(Problem to work on) Return the material exactly as supplied, apart from the pictures, which are omitted.

(Data segment)
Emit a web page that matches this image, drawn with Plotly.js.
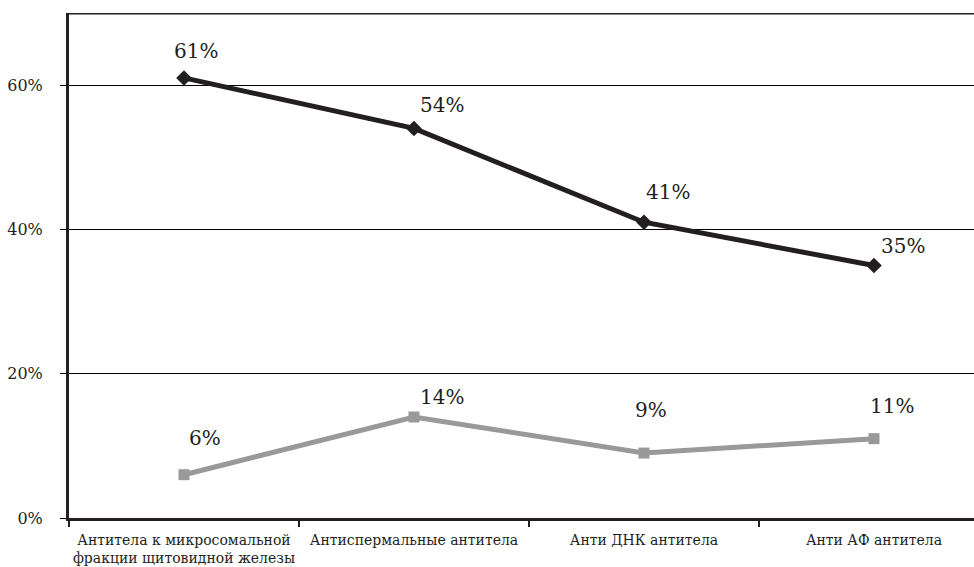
<!DOCTYPE html>
<html>
<head>
<meta charset="utf-8">
<script src="https://cdn.plot.ly/plotly-3.0.1.min.js"></script>
<style>html,body{margin:0;padding:0;background:#fff;}#chart{width:974px;height:567px;}</style>
</head>
<body>
<div id="chart"></div>
<script>
var categories = ["Антитела к микросомальной<br>фракции щитовидной железы", "Антиспермальные антитела", "Анти ДНК антитела", "Анти АФ антитела"];
var seriesA = [61, 54, 41, 35];
var seriesB = [6, 14, 9, 11];
var yTickVals = [0, 20, 40, 60];
var yTickText = ["0%", "20%", "40%", "60%"];

var offA = [[12, -27], [28, -23], [24, -30], [29, -20]];
var offB = [[21, -37], [28, -20], [7, -43], [18, -33]];

var serif = "DejaVu Serif";

var traces = [
  {x: categories, y: seriesA, type: "scatter", mode: "lines+markers",
   line: {color: "#231f20", width: 5}, marker: {symbol: "diamond", size: 12, color: "#231f20"}, cliponaxis: false},
  {x: categories, y: seriesB, type: "scatter", mode: "lines+markers",
   line: {color: "#999999", width: 5}, marker: {symbol: "square", size: 11, color: "#999999"}, cliponaxis: false}
];

var annotations = [];
seriesA.forEach(function (v, i) {
  annotations.push({x: categories[i], y: v, text: v + "%", showarrow: false,
    xshift: offA[i][0], yshift: -offA[i][1], font: {family: serif, size: 20, color: "#231f20"}});
});
seriesB.forEach(function (v, i) {
  annotations.push({x: categories[i], y: v, text: v + "%", showarrow: false,
    xshift: offB[i][0], yshift: -offB[i][1], font: {family: serif, size: 20, color: "#231f20"}});
});

var layout = {
  width: 974, height: 567,
  margin: {l: 69, r: 0, t: 13, b: 49},
  paper_bgcolor: "#fff", plot_bgcolor: "#fff",
  showlegend: false,
  font: {family: serif, color: "#231f20"},
  xaxis: {
    type: "category", range: [-0.5, 3.435], tickangle: 0,
    tickson: "boundaries", ticks: "outside", ticklen: 6, tickwidth: 2, tickcolor: "#231f20",
    showline: true, linecolor: "#231f20", linewidth: 3,
    showgrid: false, zeroline: false,
    tickfont: {family: serif, size: 14, color: "#231f20"},
    ticklabelstandoff: 7
  },
  yaxis: {
    range: [0, 70], tickvals: yTickVals, ticktext: yTickText,
    ticks: "outside", ticklen: 6, tickwidth: 1, tickcolor: "#000000",
    showline: true, linecolor: "#231f20", linewidth: 3,
    showgrid: true, gridcolor: "#000000", gridwidth: 1, zeroline: false,
    tickfont: {family: serif, size: 16, color: "#231f20"},
    ticklabelstandoff: 14
  },
  shapes: [
    {type: "line", xref: "paper", yref: "y", x0: 0, x1: 1, y0: 70, y1: 70, line: {color: "#231f20", width: 3}}
  ],
  annotations: annotations
};

Plotly.newPlot("chart", traces, layout, {displayModeBar: false, staticPlot: true});
</script>
</body>
</html>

(Result)
Emit a web page that matches this image, drawn with Plotly.js.
<!DOCTYPE html>
<html>
<head>
<meta charset="utf-8">
<script src="https://cdn.plot.ly/plotly-3.0.1.min.js"></script>
<style>html,body{margin:0;padding:0;background:#fff;}#chart{width:974px;height:567px;}</style>
</head>
<body>
<div id="chart"></div>
<script>
var categories = ["Антитела к микросомальной<br>фракции щитовидной железы", "Антиспермальные антитела", "Анти ДНК антитела", "Анти АФ антитела"];
var seriesA = [61, 54, 41, 35];
var seriesB = [6, 14, 9, 11];
var yTickVals = [0, 20, 40, 60];
var yTickText = ["0%", "20%", "40%", "60%"];

var offA = [[12, -27], [28, -23], [24, -30], [29, -20]];
var offB = [[21, -37], [28, -20], [7, -43], [18, -33]];

var serif = "DejaVu Serif";

var traces = [
  {x: categories, y: seriesA, type: "scatter", mode: "lines+markers",
   line: {color: "#231f20", width: 5}, marker: {symbol: "diamond", size: 12, color: "#231f20"}, cliponaxis: false},
  {x: categories, y: seriesB, type: "scatter", mode: "lines+markers",
   line: {color: "#999999", width: 5}, marker: {symbol: "square", size: 11, color: "#999999"}, cliponaxis: false}
];

var annotations = [];
seriesA.forEach(function (v, i) {
  annotations.push({x: categories[i], y: v, text: v + "%", showarrow: false,
    xshift: offA[i][0], yshift: -offA[i][1], font: {family: serif, size: 20, color: "#231f20"}});
});
seriesB.forEach(function (v, i) {
  annotations.push({x: categories[i], y: v, text: v + "%", showarrow: false,
    xshift: offB[i][0], yshift: -offB[i][1], font: {family: serif, size: 20, color: "#231f20"}});
});

var layout = {
  width: 974, height: 567,
  margin: {l: 69, r: 0, t: 13, b: 49},
  paper_bgcolor: "#fff", plot_bgcolor: "#fff",
  showlegend: false,
  font: {family: serif, color: "#231f20"},
  xaxis: {
    type: "category", range: [-0.5, 3.435], tickangle: 0,
    tickson: "boundaries", ticks: "outside", ticklen: 6, tickwidth: 2, tickcolor: "#231f20",
    showline: true, linecolor: "#231f20", linewidth: 3,
    showgrid: false, zeroline: false,
    tickfont: {family: serif, size: 14, color: "#231f20"},
    ticklabelstandoff: 7
  },
  yaxis: {
    range: [0, 70], tickvals: yTickVals, ticktext: yTickText,
    ticks: "outside", ticklen: 6, tickwidth: 1, tickcolor: "#000000",
    showline: true, linecolor: "#231f20", linewidth: 3,
    showgrid: true, gridcolor: "#000000", gridwidth: 1, zeroline: false,
    tickfont: {family: serif, size: 16, color: "#231f20"},
    ticklabelstandoff: 14
  },
  shapes: [
    {type: "line", xref: "paper", yref: "y", x0: 0, x1: 1, y0: 70, y1: 70, line: {color: "#231f20", width: 3}}
  ],
  annotations: annotations
};

Plotly.newPlot("chart", traces, layout, {displayModeBar: false, staticPlot: true});
</script>
</body>
</html>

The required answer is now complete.